Skip the pictures and extract all of the lines exactly as written.

====

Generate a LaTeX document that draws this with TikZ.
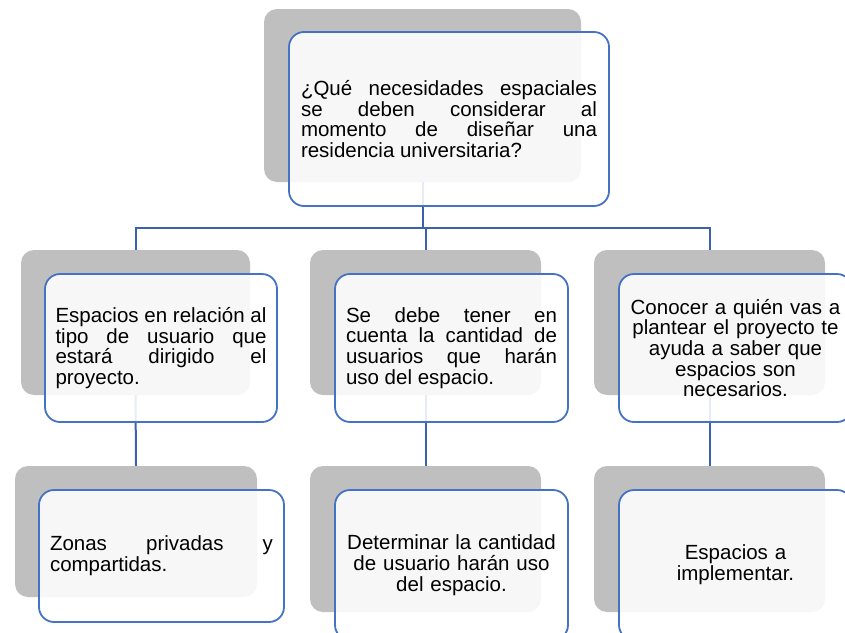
\documentclass[tikz,border=0pt]{standalone}
\usepackage{fontspec}
\setmainfont{Liberation Sans}
\usepackage{xcolor}
\usepackage{tikz}
\usetikzlibrary{
  positioning,
  calc,
}

\definecolor{shadegray}{HTML}{BFBFBF}
\definecolor{cardblue}{HTML}{4472C4}
\definecolor{linkblue}{HTML}{3B62AE}
\newcommand{\cardfont}{\fontsize{20.5}{20.7}\selectfont}

\begin{document}
\begin{tikzpicture}[
  x=1pt, y=-1pt,
  shade/.style={fill=shadegray, draw=none, rounded corners=13pt},
  card/.style={draw=cardblue, line width=1.8pt, fill=white, fill opacity=0.88,
               text opacity=1, rounded corners=15pt, inner sep=0pt,
               font=\cardfont},
  link/.style={draw=linkblue, line width=2pt},
]
\useasboundingbox (0,0) rectangle (845,632);
\clip (0,0) rectangle (845,632);

% grey back plates
\foreach \n/\x/\y/\w/\h in
  {qs/422.5/95.5/317/173,
   as/135.5/322.5/229/145, bs/425.5/322.5/231/145, cs/709.5/322.5/231/145,
   ds/136/531.5/242/131, es/425.5/539/231/146, fs/709.5/539/231/146}{
  \node[shade, minimum width=\w pt, minimum height=\h pt] (\n) at (\x,\y) {};
}

% connectors
\coordinate (bar) at (422.5,228);
\draw[link] (qs.south) -- (bar);
\draw[link] (as.north) |- (bar) -| (cs.north);
\draw[link] (bar -| bs.north) -- (bs.north);
\draw[link] (as.south) -- (ds.north);
\draw[link] (bs.south) -- (es.north);
\draw[link] (cs.south) -- (fs.north);

% front cards
\node[card, minimum width=320pt, minimum height=174pt, text width=296pt,
      align=justify] (q) at (449,119)
  {¿Qué necesidades espaciales\linebreak se deben considerar al\linebreak
   momento de diseñar una\linebreak residencia universitaria?};

\node[card, minimum width=232pt, minimum height=148pt, text width=211pt,
      align=justify] (a) at (161,348)
  {Espacios en relación al\linebreak tipo de usuario que\linebreak
   estará dirigido el\linebreak proyecto.};
\node[card, minimum width=233pt, minimum height=148pt, text width=211pt,
      align=justify] (b) at (451.5,348)
  {Se debe tener en\linebreak cuenta la cantidad de\linebreak
   usuarios que harán\linebreak uso del espacio.};
\node[card, minimum width=233pt, minimum height=148pt, text width=215pt,
      align=center] (c) at (735.5,348)
  {Conocer a quién vas a\\ plantear el proyecto te\\ ayuda a saber que\\
   espacios son\\ necesarios.};

\node[card, minimum width=245pt, minimum height=132pt, text width=223pt,
      align=justify] (d) at (161.5,556)
  {Zonas privadas y\linebreak compartidas.};
\node[card, minimum width=233pt, minimum height=150pt, text width=215pt,
      align=center] (e) at (451.5,565)
  {Determinar la cantidad\\ de usuario harán uso\\ del espacio.};
\node[card, minimum width=233pt, minimum height=150pt, text width=215pt,
      align=center] (f) at (735.5,565)
  {Espacios a\\ implementar.};

\end{tikzpicture}
\end{document}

====

PROBLEM SOLUTION |
Generate a LaTeX document that draws this with TikZ.
\documentclass[tikz,border=0pt]{standalone}
\usepackage{fontspec}
\setmainfont{Liberation Sans}
\usepackage{xcolor}
\usepackage{tikz}
\usetikzlibrary{
  positioning,
  calc,
}

\definecolor{shadegray}{HTML}{BFBFBF}
\definecolor{cardblue}{HTML}{4472C4}
\definecolor{linkblue}{HTML}{3B62AE}
\newcommand{\cardfont}{\fontsize{20.5}{20.7}\selectfont}

\begin{document}
\begin{tikzpicture}[
  x=1pt, y=-1pt,
  shade/.style={fill=shadegray, draw=none, rounded corners=13pt},
  card/.style={draw=cardblue, line width=1.8pt, fill=white, fill opacity=0.88,
               text opacity=1, rounded corners=15pt, inner sep=0pt,
               font=\cardfont},
  link/.style={draw=linkblue, line width=2pt},
]
\useasboundingbox (0,0) rectangle (845,632);
\clip (0,0) rectangle (845,632);

% grey back plates
\foreach \n/\x/\y/\w/\h in
  {qs/422.5/95.5/317/173,
   as/135.5/322.5/229/145, bs/425.5/322.5/231/145, cs/709.5/322.5/231/145,
   ds/136/531.5/242/131, es/425.5/539/231/146, fs/709.5/539/231/146}{
  \node[shade, minimum width=\w pt, minimum height=\h pt] (\n) at (\x,\y) {};
}

% connectors
\coordinate (bar) at (422.5,228);
\draw[link] (qs.south) -- (bar);
\draw[link] (as.north) |- (bar) -| (cs.north);
\draw[link] (bar -| bs.north) -- (bs.north);
\draw[link] (as.south) -- (ds.north);
\draw[link] (bs.south) -- (es.north);
\draw[link] (cs.south) -- (fs.north);

% front cards
\node[card, minimum width=320pt, minimum height=174pt, text width=296pt,
      align=justify] (q) at (449,119)
  {¿Qué necesidades espaciales\linebreak se deben considerar al\linebreak
   momento de diseñar una\linebreak residencia universitaria?};

\node[card, minimum width=232pt, minimum height=148pt, text width=211pt,
      align=justify] (a) at (161,348)
  {Espacios en relación al\linebreak tipo de usuario que\linebreak
   estará dirigido el\linebreak proyecto.};
\node[card, minimum width=233pt, minimum height=148pt, text width=211pt,
      align=justify] (b) at (451.5,348)
  {Se debe tener en\linebreak cuenta la cantidad de\linebreak
   usuarios que harán\linebreak uso del espacio.};
\node[card, minimum width=233pt, minimum height=148pt, text width=215pt,
      align=center] (c) at (735.5,348)
  {Conocer a quién vas a\\ plantear el proyecto te\\ ayuda a saber que\\
   espacios son\\ necesarios.};

\node[card, minimum width=245pt, minimum height=132pt, text width=223pt,
      align=justify] (d) at (161.5,556)
  {Zonas privadas y\linebreak compartidas.};
\node[card, minimum width=233pt, minimum height=150pt, text width=215pt,
      align=center] (e) at (451.5,565)
  {Determinar la cantidad\\ de usuario harán uso\\ del espacio.};
\node[card, minimum width=233pt, minimum height=150pt, text width=215pt,
      align=center] (f) at (735.5,565)
  {Espacios a\\ implementar.};

\end{tikzpicture}
\end{document}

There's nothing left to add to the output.